A possible succession in Chechnya might play a crucial role in Russia’s domestic political dynamics. As Russia’s large-scale invasion of Ukraine is developing unfavorably for the Kremlin, observers and activists point to the possible rupture of the country along regional fault lines (Radio.cz, July 25). Chechnya is often cited as the first region to seek secession from a weakened Russia. In January 2023, Polish Prime Minister Mateusz Morawiecki stated that Chechnya deserved to be an independent state. To this, Ramzan Kadyrov bitterly retorted: “Where were you when we fought for Ichkeria?” Now, according to Kadyrov, people in Chechnya want to live in Russia (Meduza, February 1). The exchange once again demonstrated that the memory of the pro-independent Chechen Republic of Ichkeria sits deep within Chechen society, even among those officials who profess loyalty to Moscow.
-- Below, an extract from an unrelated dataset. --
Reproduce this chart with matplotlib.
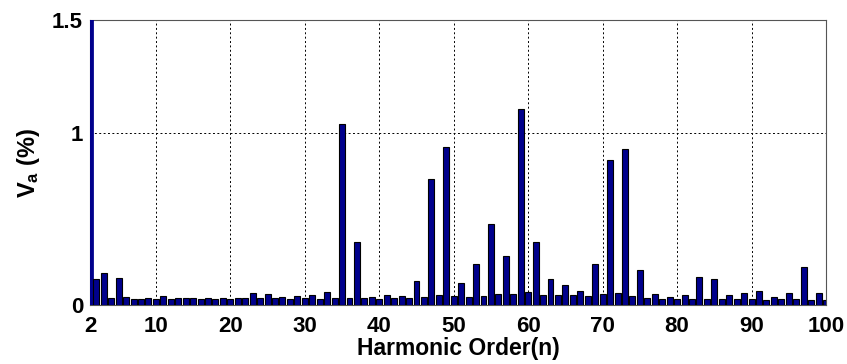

Ramzan Kadyrov and his father used to be part of the pro-independence movement in Chechnya before switching to the Russian side during the Second Chechen War in 1999.
Forward-looking elements in the Russian government may have started preparations for the possible weakening of power in Moscow and the rise of secessionism throughout the country. As Chechnya is one of the prime candidates for successful secession, it is also one of the main targets of those Russian nationalist policymakers who want to keep the republic in the fold.
For these purposes, Moscow is likely to bet on a weak, semi-legitimate leader in the republic that can be easily manipulated. Ramzan Kadyrov remains loyal to Moscow when Russia is strong. But if and when the central power weakens, the Chechen governor may take his chances and seek self-rule for Chechnya. This understanding might also make him a target for nationalists in the Russian government. At the same time, Kadyrov’s resignation would likely weaken Putin due to the long-held political connection between the two men.